Aim of the exercise: Using the data below, copy each line that includes the word "this".

************

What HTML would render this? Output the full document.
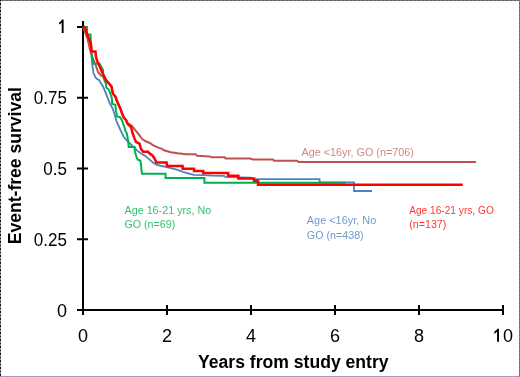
<!DOCTYPE html>
<html><head><meta charset="utf-8">
<style>
html,body{margin:0;padding:0;background:#fff;}
body{width:520px;height:377px;overflow:hidden;position:relative;font-family:"Liberation Sans",sans-serif;}
.b{position:absolute;}
#bt{left:0;top:0;width:520px;height:1px;background:repeating-linear-gradient(90deg,#8c6c8c 0 2px,#4c6c4c 2px 4px);}
#bb{left:0;top:376px;width:520px;height:1px;background:repeating-linear-gradient(90deg,#c8a0c8 0 1px,#8aa08a 1px 2px);}
#bl{left:0;top:0;width:1px;height:377px;background:repeating-linear-gradient(180deg,#151515 0 1.5px,#9a8a9a 1.5px 3.5px);}
#br{left:519px;top:0;width:1px;height:377px;background:repeating-linear-gradient(180deg,#9a6a9a 0 3px,#4c6c4c 3px 4px);}
svg{position:absolute;left:0;top:0;will-change:transform;}
</style></head><body>
<div class="b" id="bt"></div><div class="b" id="bb"></div><div class="b" id="bl"></div><div class="b" id="br"></div>
<svg width="520" height="377" viewBox="0 0 520 377">

<!-- axes -->
<g stroke="#000" stroke-width="2" fill="none">
<line x1="83" y1="21" x2="83" y2="315"/>
<line x1="77" y1="310" x2="504" y2="310"/>
<line x1="77" y1="27" x2="88" y2="27"/>
<line x1="77" y1="97.75" x2="88" y2="97.75"/>
<line x1="77" y1="168.5" x2="88" y2="168.5"/>
<line x1="77" y1="239.25" x2="88" y2="239.25"/>
<line x1="167" y1="305" x2="167" y2="315"/>
<line x1="251" y1="305" x2="251" y2="315"/>
<line x1="335" y1="305" x2="335" y2="315"/>
<line x1="419" y1="305" x2="419" y2="315"/>
<line x1="503" y1="305" x2="503" y2="315"/>
</g>
<g font-family="Liberation Sans" font-size="18" fill="#000">
<g text-anchor="end">
<text x="67" y="104.2" textLength="33.2" lengthAdjust="spacingAndGlyphs">0.75</text>
<text x="67" y="175" textLength="23.7" lengthAdjust="spacingAndGlyphs">0.5</text>
<text x="67" y="245.7" textLength="33.2" lengthAdjust="spacingAndGlyphs">0.25</text>
<text x="67" y="316.5">0</text>
</g>
<g text-anchor="middle">
<text x="83" y="341.5">0</text>
<text x="167" y="341.5">2</text>
<text x="251" y="341.5">4</text>
<text x="335" y="341.5">6</text>
<text x="419" y="341.5">8</text>
</g>
<text x="198" y="368" font-weight="bold" textLength="190.6" lengthAdjust="spacingAndGlyphs">Years from study entry</text>
<text transform="translate(21,244.3) rotate(-90)" font-weight="bold" textLength="157.2" lengthAdjust="spacingAndGlyphs">Event-free survival</text>
</g>
<g fill="none" stroke-linejoin="miter" stroke-linecap="butt">
<!-- brown: Age <16yr, GO -->
<polyline stroke="#C0504D" stroke-width="2" points="83,27 85,32 87.5,39 89,45 90,50 92,56 94,61 96,66 98,72 101,75.5 104.5,77.5 106,80 108.5,83 111.5,86.5 112.9,93.7 115.3,96.5 117.4,102 120.2,108.2 121.9,113 123.9,117.9 126,119.9 127.7,123.5 131.5,125.5 135.3,130.2 138.8,134.4 142.2,139 145.7,141.3 149.2,142.7 153.3,145.3 157.7,147.4 161.9,148.8 163.9,150.3 170.8,152.2 177.7,153.3 186,154.3 195.7,154.3 197.1,155.7 209.5,156.4 211.6,157.3 224.8,157.3 225.5,158.5 250,158.5 253,159.4 273,159.5 274,160.8 297,160.8 298.7,162.1 476,162.1"/>
<!-- blue: Age <16yr, No GO -->
<polyline stroke="#4F81BD" stroke-width="1.8" points="83,27 84.5,27.5 91,44 91.5,51.5 91.7,56 92,62 92.5,67 93.5,73 95.5,77.5 97,79 99,80 100.5,82.5 103,86.5 104.9,90.9 107.7,97.9 109.8,103.4 112.8,108.8 114.6,114.4 116.3,120.6 118.4,125.4 120.8,130.9 123.5,136.5 127,140.6 130.5,144 133.5,146.9 136.9,150.4 141.1,153.5 145.2,155.9 149.4,159.4 153.5,162.9 156.9,165 163.9,166.5 170.8,168.2 176,169.3 182.9,171.8 189.9,173.9 194,174.9 203.7,175.2 212,175.6 223.9,175.8 226,177.2 251,177.6 254,179.1 319.6,179.1 319.6,182.4 354,182.4 354,191 372,191"/>
<!-- green: Age 16-21, No GO -->
<polyline stroke="#00B050" stroke-width="2" points="83,27 87,27 87,34.5 90.5,34.5 90.8,40 91.5,53 92,59 94,64 99.5,63.5 103,70 103.5,78 106,84 106.3,87.5 108.7,89.5 110.1,93 111.8,97.9 112.2,104 115.3,104.8 116,110.9 117,116.5 120.1,117.2 122.2,120.6 123.2,124 124.6,127.5 125,130 126.7,133 127.7,137.9 128.4,143.4 128.7,146.9 134.6,146.9 134.8,151.1 136.2,156 137.6,159.5 140.4,160.8 141.1,165 141.4,169.9 142.1,173.7 165.5,173.7 165.5,178 204.4,178 204.4,182.7 345.7,182.7"/>
<!-- red: Age 16-21, GO -->
<polyline stroke="#FF0000" stroke-width="2.5" points="83,27 84.5,27 91,44 91.5,51.5 95.5,51.5 96,57 97.5,62 99.5,66 102,72 104.5,77 106,80 108.5,83 111.5,86.5 112.9,93.7 115.3,96.5 117.4,102 120.2,108.2 121.9,113 123.9,117.9 126,119.9 127.7,124 130.2,126.2 131.2,127.5 132.5,133 134.3,137.9 136,142 139.5,143.6 141,149 143.2,151.8 148,151.8 150.1,153.9 152.2,155.2 154.2,158 155.6,160.8 156.3,162.5 166.6,162.5 167,166 182.6,166 182.6,168.7 194,168.7 194,171 203.2,171 203.2,172.9 228.2,172.9 228.2,175.8 238.4,175.8 238.4,178.4 254,178.4 254,180.8 258,180.8 258,184.8 462.8,184.8"/>
</g>
<path fill="#000" d="M63.6,19.6 L63.6,33 L61.7,33 L61.7,22.4 Q60.6,23.7 59,24.6 L59,22.7 Q61,21.4 62.2,19.6 Z"/>
<path fill="#000" d="M499,328.8 L499,341.7 L497.1,341.7 L497.1,331.5 Q496,332.8 494.3,333.7 L494.3,331.8 Q496.3,330.5 497.5,328.8 Z"/>
<text x="503" y="341.5" font-family="Liberation Sans" font-size="18">0</text>
<g font-family="Liberation Sans" font-size="11.5" fill-opacity="0.8">
<text x="301.5" y="156" fill="#C0504D" fill-opacity="0.7" textLength="112.4" lengthAdjust="spacingAndGlyphs">Age &lt;16yr, GO (n=706)</text>
<text x="124.5" y="213.5" fill="#00B050" textLength="86.7" lengthAdjust="spacingAndGlyphs">Age 16-21 yrs, No</text>
<text x="124.5" y="228" fill="#00B050" textLength="50.7" lengthAdjust="spacingAndGlyphs">GO (n=69)</text>
<text x="306.8" y="224" fill="#4F81BD" textLength="69.4" lengthAdjust="spacingAndGlyphs">Age &lt;16yr, No</text>
<text x="306.8" y="238.5" fill="#4F81BD" textLength="56.9" lengthAdjust="spacingAndGlyphs">GO (n=438)</text>
<text x="409.2" y="213.7" fill="#FF0000" textLength="84.6" lengthAdjust="spacingAndGlyphs">Age 16-21 yrs, GO</text>
<text x="409.2" y="228.2" fill="#FF0000" textLength="37.2" lengthAdjust="spacingAndGlyphs">(n=137)</text>
</g>
</svg>
</body></html>
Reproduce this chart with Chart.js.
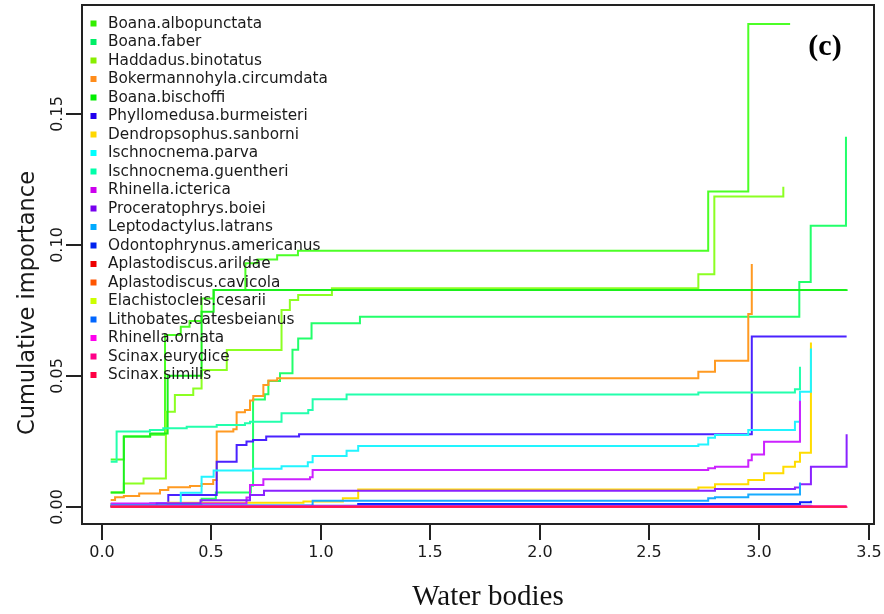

************

Task response:
What HTML would render this? Output the full document.
Reproduce this chart with Chart.js.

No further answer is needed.